** Exercise goal **
Repeat exactly the lines running from the first line of the data to the line containing "-9.52, -13.80, -13.32];", both ends included, and nothing else; drop the pictures.

******

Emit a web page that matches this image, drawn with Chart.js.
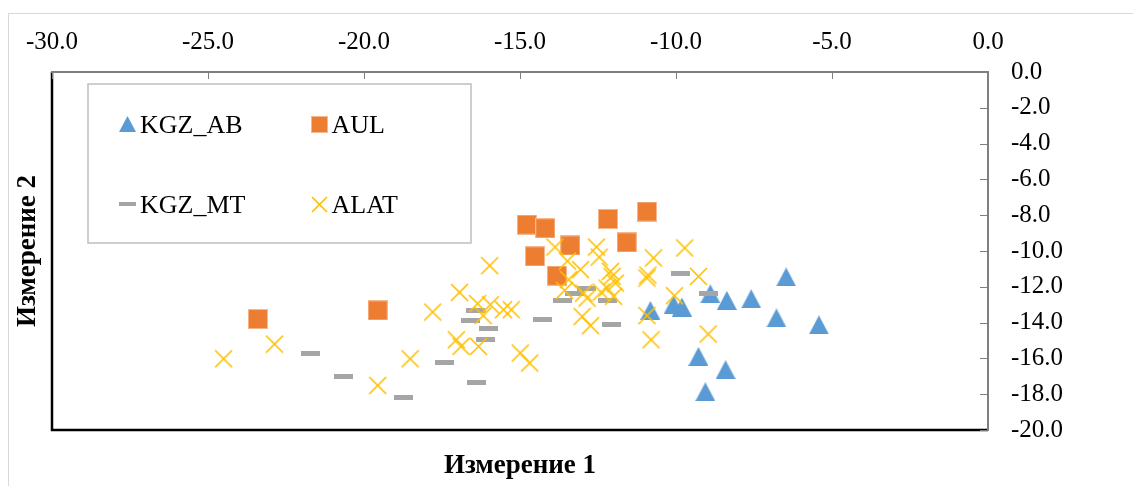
<!DOCTYPE html>
<html>
<head>
<meta charset="utf-8">
<script src="https://cdn.jsdelivr.net/npm/chart.js@4.4.1/dist/chart.umd.min.js"></script>
<style>
  html, body { margin: 0; padding: 0; background: #fff; }
  #wrap { width: 1133px; height: 486px; }
</style>
</head>
<body>
<div id="wrap"><canvas id="mdsChart" width="1133" height="486"></canvas></div>
<script>
// values
const kgzAbX = [-10.82, -10.08, -9.81, -8.90, -8.37, -7.59, -6.47, -6.78, -5.42, -9.28, -8.41, -9.06];
const kgzAbY = [-13.32, -13.00, -13.13, -12.39, -12.76, -12.67, -11.45, -13.74, -14.13, -15.89, -16.63, -17.86];

const aulX = [-14.78, -14.19, -14.52, -13.39, -13.82, -12.18, -10.93, -11.58, -23.40, -19.56];
const aulY = [-8.53, -8.73, -10.30, -9.69, -11.38, -8.21, -7.80, -9.52, -13.80, -13.32];

const kgzMtX = [-21.70, -20.66, -18.72, -16.43, -16.59, -16.01, -16.09, -17.42, -16.38, -14.29, -13.64, -13.25, -12.88, -12.21, -12.08, -9.86, -8.95];
const kgzMtY = [-15.74, -17.02, -18.20, -13.30, -13.88, -14.32, -14.97, -16.24, -17.36, -13.80, -12.76, -12.37, -12.12, -12.76, -14.10, -11.23, -12.35];

const alatX = [-24.50, -22.87, -19.56, -18.52, -17.80, -15.97, -16.94, -16.36, -15.95, -16.18, -15.53, -15.28, -17.04, -16.89, -16.33,
  -14.99, -14.69, -13.88, -13.48, -13.06, -12.55, -12.46, -13.57, -13.44, -12.85, -12.96, -13.01, -12.74, -12.05, -12.10,
  -11.94, -12.00, -12.21, -10.72, -9.72, -10.93, -10.90, -10.05, -10.93, -10.80, -9.28, -8.97, -12.40];
const alatY = [-16.02, -15.20, -17.51, -16.02, -13.41, -10.82, -12.31, -12.94, -13.00, -13.61, -13.28, -13.28, -14.96, -15.33, -15.33,
  -15.70, -16.26, -9.78, -10.56, -11.04, -9.78, -10.34, -12.20, -11.60, -12.63, -12.35, -13.66, -14.17, -11.42, -11.14,
  -11.79, -12.53, -12.07, -10.39, -9.83, -11.51, -11.35, -12.50, -13.61, -14.96, -11.42, -14.64, -12.30];

const seriesNames = ["KGZ_AB", "AUL", "KGZ_MT", "ALAT"];
const xTitle = "Измерение 1";
const yTitle = "Измерение 2";

const fontFamily = "'Liberation Serif', 'Times New Roman', serif";

function toPoints(xs, ys) {
  return xs.map((x, i) => ({ x: x, y: ys[i] }));
}

// marker pictures, centred on their own box like the Excel ones
function makeMarker(kind, s) {
  const c = document.createElement("canvas");
  const ctx = c.getContext("2d");
  if (kind === "tri") {
    c.width = Math.round(s * 1.05); c.height = s;
    ctx.fillStyle = "#5b9bd5";
    ctx.beginPath();
    ctx.moveTo(c.width / 2, 0);
    ctx.lineTo(c.width, c.height);
    ctx.lineTo(0, c.height);
    ctx.closePath();
    ctx.fill();
  } else if (kind === "sq") {
    c.width = s; c.height = s;
    ctx.fillStyle = "#ed7d31";
    ctx.fillRect(0, 0, s, s);
    ctx.strokeStyle = "rgba(255,255,255,0.45)";
    ctx.lineWidth = 1;
    ctx.strokeRect(0.5, 0.5, s - 1, s - 1);
  } else if (kind === "dash") {
    c.width = s; c.height = Math.max(4, Math.round(s * 0.26));
    ctx.fillStyle = "#a5a5a5";
    ctx.fillRect(0, 0, c.width, c.height);
  } else {
    c.width = s; c.height = s;
    ctx.strokeStyle = "#ffc000";
    ctx.lineWidth = 1.7;
    ctx.beginPath();
    ctx.moveTo(1, 1); ctx.lineTo(s - 1, s - 1);
    ctx.moveTo(s - 1, 1); ctx.lineTo(1, s - 1);
    ctx.stroke();
  }
  return c;
}

const plotMarkers = [makeMarker("tri", 19), makeMarker("sq", 20), makeMarker("dash", 19), makeMarker("x", 19)];
const legendMarkers = [makeMarker("tri", 16), makeMarker("sq", 17), makeMarker("dash", 17), makeMarker("x", 17)];

const frame = {
  id: "frame",
  beforeDraw(chart) {
    const ctx = chart.ctx;
    ctx.save();
    ctx.strokeStyle = "#d9d9d9";
    ctx.lineWidth = 1;
    ctx.strokeRect(8.5, 13.5, 1300, 600);
    ctx.restore();
  },
  afterDatasetsDraw(chart) {
    const ctx = chart.ctx;
    const a = chart.chartArea;
    const sx = chart.scales.x;
    const sy = chart.scales.y;
    ctx.save();
    // plot border
    ctx.strokeStyle = "#000";
    ctx.lineWidth = 2.5;
    ctx.beginPath();
    ctx.moveTo(a.left, a.top);
    ctx.lineTo(a.left, a.bottom);
    ctx.lineTo(a.right, a.bottom);
    ctx.stroke();
    ctx.strokeStyle = "#7f7f7f";
    ctx.lineWidth = 2;
    ctx.beginPath();
    ctx.moveTo(a.left - 1, a.top);
    ctx.lineTo(a.right, a.top);
    ctx.lineTo(a.right, a.bottom + 1);
    ctx.stroke();
    // inner tick marks
    ctx.lineWidth = 1;
    ctx.beginPath();
    sx.ticks.forEach(t => {
      const px = Math.round(sx.getPixelForValue(t.value)) + 0.5;
      ctx.moveTo(px, a.top);
      ctx.lineTo(px, a.top + 7);
    });
    sy.ticks.forEach(t => {
      const py = Math.round(sy.getPixelForValue(t.value)) + 0.5;
      ctx.moveTo(a.right, py);
      ctx.lineTo(a.right - 8, py);
    });
    ctx.stroke();

    // legend box
    ctx.fillStyle = "#fff";
    ctx.fillRect(88, 84, 383, 159);
    ctx.strokeStyle = "#bfbfbf";
    ctx.lineWidth = 1.5;
    ctx.strokeRect(88, 84, 383, 159);
    const cells = [[127.5, 124], [319, 124], [127.5, 204], [319, 204]];
    ctx.font = "26px " + fontFamily;
    ctx.fillStyle = "#000";
    ctx.textBaseline = "alphabetic";
    seriesNames.forEach((name, i) => {
      const m = legendMarkers[i];
      const [cx, cy] = cells[i];
      ctx.drawImage(m, Math.round(cx - m.width / 2), Math.round(cy - m.height / 2));
      ctx.fillText(name, cx + 12.5, cy + 9);
    });
    ctx.restore();
  }
};

const ctx = document.getElementById("mdsChart").getContext("2d");
const chart = new Chart(ctx, {
  type: "scatter",
  data: {
    datasets: [
      { label: seriesNames[0], data: toPoints(kgzAbX, kgzAbY), pointStyle: plotMarkers[0], pointRadius: 10, order: 3 },
      { label: seriesNames[1], data: toPoints(aulX, aulY), pointStyle: plotMarkers[1], pointRadius: 10, order: 2 },
      { label: seriesNames[2], data: toPoints(kgzMtX, kgzMtY), pointStyle: plotMarkers[2], pointRadius: 10, order: 1 },
      { label: seriesNames[3], data: toPoints(alatX, alatY), pointStyle: plotMarkers[3], pointRadius: 10, order: 0 }
    ]
  },
  options: {
    responsive: false,
    animation: false,
    layout: { padding: 0 },
    plugins: {
      legend: { display: false },
      tooltip: { enabled: false }
    },
    scales: {
      x: {
        type: "linear",
        position: "top",
        min: -30,
        max: 0,
        ticks: {
          stepSize: 5,
          padding: 15,
          color: "#000",
          font: { family: fontFamily, size: 25 },
          callback: v => v.toFixed(1)
        },
        grid: { display: false, drawTicks: false },
        border: { display: false },
        afterFit: s => { s.height = 72; }
      },
      y: {
        type: "linear",
        position: "right",
        min: -20,
        max: 0,
        ticks: {
          stepSize: 2,
          padding: 23,
          color: "#000",
          font: { family: fontFamily, size: 25 },
          callback: v => v.toFixed(1)
        },
        grid: { display: false, drawTicks: false },
        border: { display: false },
        afterFit: s => { s.width = 145; }
      },
      xTitle: {
        type: "linear",
        position: "bottom",
        ticks: { display: false },
        grid: { display: false, drawTicks: false },
        border: { display: false },
        title: {
          display: true,
          text: xTitle,
          color: "#000",
          font: { family: fontFamily, size: 27, weight: "bold" },
          padding: { top: 0, bottom: 4 }
        },
        afterFit: s => { s.height = 56; }
      },
      yTitle: {
        type: "linear",
        position: "left",
        ticks: { display: false },
        grid: { display: false, drawTicks: false },
        border: { display: false },
        title: {
          display: true,
          text: yTitle,
          color: "#000",
          font: { family: fontFamily, size: 27, weight: "bold" },
          padding: { top: 12, bottom: 0 }
        },
        afterFit: s => { s.width = 52; }
      }
    }
  },
  plugins: [frame]
});
</script>
</body>
</html>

******

** Written solution **
Emit a web page that matches this image, drawn with Chart.js.
<!DOCTYPE html>
<html>
<head>
<meta charset="utf-8">
<script src="https://cdn.jsdelivr.net/npm/chart.js@4.4.1/dist/chart.umd.min.js"></script>
<style>
  html, body { margin: 0; padding: 0; background: #fff; }
  #wrap { width: 1133px; height: 486px; }
</style>
</head>
<body>
<div id="wrap"><canvas id="mdsChart" width="1133" height="486"></canvas></div>
<script>
// values
const kgzAbX = [-10.82, -10.08, -9.81, -8.90, -8.37, -7.59, -6.47, -6.78, -5.42, -9.28, -8.41, -9.06];
const kgzAbY = [-13.32, -13.00, -13.13, -12.39, -12.76, -12.67, -11.45, -13.74, -14.13, -15.89, -16.63, -17.86];

const aulX = [-14.78, -14.19, -14.52, -13.39, -13.82, -12.18, -10.93, -11.58, -23.40, -19.56];
const aulY = [-8.53, -8.73, -10.30, -9.69, -11.38, -8.21, -7.80, -9.52, -13.80, -13.32];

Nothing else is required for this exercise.